GIVEN EXERCISE:
Your job is to retype all of the data word for word, leaving every image out.

DATA SECTION:
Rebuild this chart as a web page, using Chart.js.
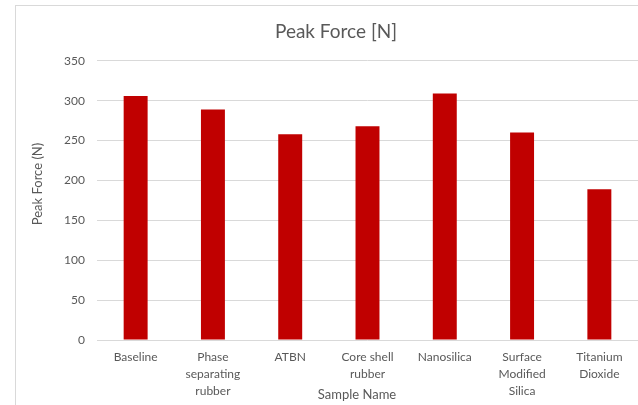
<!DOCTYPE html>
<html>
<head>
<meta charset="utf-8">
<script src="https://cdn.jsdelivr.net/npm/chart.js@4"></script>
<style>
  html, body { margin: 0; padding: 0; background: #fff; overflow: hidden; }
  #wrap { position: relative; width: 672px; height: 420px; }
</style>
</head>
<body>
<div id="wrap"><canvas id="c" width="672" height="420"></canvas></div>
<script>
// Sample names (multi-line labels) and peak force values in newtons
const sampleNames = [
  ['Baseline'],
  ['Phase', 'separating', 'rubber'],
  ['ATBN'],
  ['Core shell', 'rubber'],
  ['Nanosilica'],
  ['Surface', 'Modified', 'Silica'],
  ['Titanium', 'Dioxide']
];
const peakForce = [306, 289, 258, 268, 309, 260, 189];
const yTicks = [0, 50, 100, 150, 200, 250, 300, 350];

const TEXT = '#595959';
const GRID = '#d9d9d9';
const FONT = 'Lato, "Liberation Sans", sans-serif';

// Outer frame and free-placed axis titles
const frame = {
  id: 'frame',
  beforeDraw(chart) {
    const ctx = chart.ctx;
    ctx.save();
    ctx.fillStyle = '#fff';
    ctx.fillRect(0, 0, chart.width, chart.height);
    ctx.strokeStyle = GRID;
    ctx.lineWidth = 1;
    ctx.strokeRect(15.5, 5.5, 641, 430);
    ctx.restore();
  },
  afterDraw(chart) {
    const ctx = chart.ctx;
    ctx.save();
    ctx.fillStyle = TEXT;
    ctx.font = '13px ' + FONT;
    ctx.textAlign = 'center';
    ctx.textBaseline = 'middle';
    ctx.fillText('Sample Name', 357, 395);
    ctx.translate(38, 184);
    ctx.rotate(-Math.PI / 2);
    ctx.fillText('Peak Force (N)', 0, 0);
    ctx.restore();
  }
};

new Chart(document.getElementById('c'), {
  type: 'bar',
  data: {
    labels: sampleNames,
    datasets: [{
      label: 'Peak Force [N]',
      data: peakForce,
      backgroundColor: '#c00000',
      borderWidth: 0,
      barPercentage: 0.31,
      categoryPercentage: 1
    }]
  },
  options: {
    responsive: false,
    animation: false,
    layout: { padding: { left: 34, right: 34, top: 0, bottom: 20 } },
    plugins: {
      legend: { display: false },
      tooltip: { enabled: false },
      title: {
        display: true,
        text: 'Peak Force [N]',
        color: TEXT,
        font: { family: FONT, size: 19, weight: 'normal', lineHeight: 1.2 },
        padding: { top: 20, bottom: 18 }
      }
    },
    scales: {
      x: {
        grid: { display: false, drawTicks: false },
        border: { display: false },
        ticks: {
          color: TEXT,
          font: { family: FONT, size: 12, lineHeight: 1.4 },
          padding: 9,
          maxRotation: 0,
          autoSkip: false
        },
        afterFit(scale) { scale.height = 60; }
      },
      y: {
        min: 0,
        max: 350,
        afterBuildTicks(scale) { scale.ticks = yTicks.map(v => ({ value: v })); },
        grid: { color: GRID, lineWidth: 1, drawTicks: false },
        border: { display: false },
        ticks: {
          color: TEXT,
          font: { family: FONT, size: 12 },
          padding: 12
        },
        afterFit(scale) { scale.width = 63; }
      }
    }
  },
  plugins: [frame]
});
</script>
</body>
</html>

WRITTEN ANSWER:
Rebuild this chart as a web page, using Chart.js.
<!DOCTYPE html>
<html>
<head>
<meta charset="utf-8">
<script src="https://cdn.jsdelivr.net/npm/chart.js@4"></script>
<style>
  html, body { margin: 0; padding: 0; background: #fff; overflow: hidden; }
  #wrap { position: relative; width: 672px; height: 420px; }
</style>
</head>
<body>
<div id="wrap"><canvas id="c" width="672" height="420"></canvas></div>
<script>
// Sample names (multi-line labels) and peak force values in newtons
const sampleNames = [
  ['Baseline'],
  ['Phase', 'separating', 'rubber'],
  ['ATBN'],
  ['Core shell', 'rubber'],
  ['Nanosilica'],
  ['Surface', 'Modified', 'Silica'],
  ['Titanium', 'Dioxide']
];
const peakForce = [306, 289, 258, 268, 309, 260, 189];
const yTicks = [0, 50, 100, 150, 200, 250, 300, 350];

const TEXT = '#595959';
const GRID = '#d9d9d9';
const FONT = 'Lato, "Liberation Sans", sans-serif';

// Outer frame and free-placed axis titles
const frame = {
  id: 'frame',
  beforeDraw(chart) {
    const ctx = chart.ctx;
    ctx.save();
    ctx.fillStyle = '#fff';
    ctx.fillRect(0, 0, chart.width, chart.height);
    ctx.strokeStyle = GRID;
    ctx.lineWidth = 1;
    ctx.strokeRect(15.5, 5.5, 641, 430);
    ctx.restore();
  },
  afterDraw(chart) {
    const ctx = chart.ctx;
    ctx.save();
    ctx.fillStyle = TEXT;
    ctx.font = '13px ' + FONT;
    ctx.textAlign = 'center';
    ctx.textBaseline = 'middle';
    ctx.fillText('Sample Name', 357, 395);
    ctx.translate(38, 184);
    ctx.rotate(-Math.PI / 2);
    ctx.fillText('Peak Force (N)', 0, 0);
    ctx.restore();
  }
};

new Chart(document.getElementById('c'), {
  type: 'bar',
  data: {
    labels: sampleNames,
    datasets: [{
      label: 'Peak Force [N]',
      data: peakForce,
      backgroundColor: '#c00000',
      borderWidth: 0,
      barPercentage: 0.31,
      categoryPercentage: 1
    }]
  },
  options: {
    responsive: false,
    animation: false,
    layout: { padding: { left: 34, right: 34, top: 0, bottom: 20 } },
    plugins: {
      legend: { display: false },
      tooltip: { enabled: false },
      title: {
        display: true,
        text: 'Peak Force [N]',
        color: TEXT,
        font: { family: FONT, size: 19, weight: 'normal', lineHeight: 1.2 },
        padding: { top: 20, bottom: 18 }
      }
    },
    scales: {
      x: {
        grid: { display: false, drawTicks: false },
        border: { display: false },
        ticks: {
          color: TEXT,
          font: { family: FONT, size: 12, lineHeight: 1.4 },
          padding: 9,
          maxRotation: 0,
          autoSkip: false
        },
        afterFit(scale) { scale.height = 60; }
      },
      y: {
        min: 0,
        max: 350,
        afterBuildTicks(scale) { scale.ticks = yTicks.map(v => ({ value: v })); },
        grid: { color: GRID, lineWidth: 1, drawTicks: false },
        border: { display: false },
        ticks: {
          color: TEXT,
          font: { family: FONT, size: 12 },
          padding: 12
        },
        afterFit(scale) { scale.width = 63; }
      }
    }
  },
  plugins: [frame]
});
</script>
</body>
</html>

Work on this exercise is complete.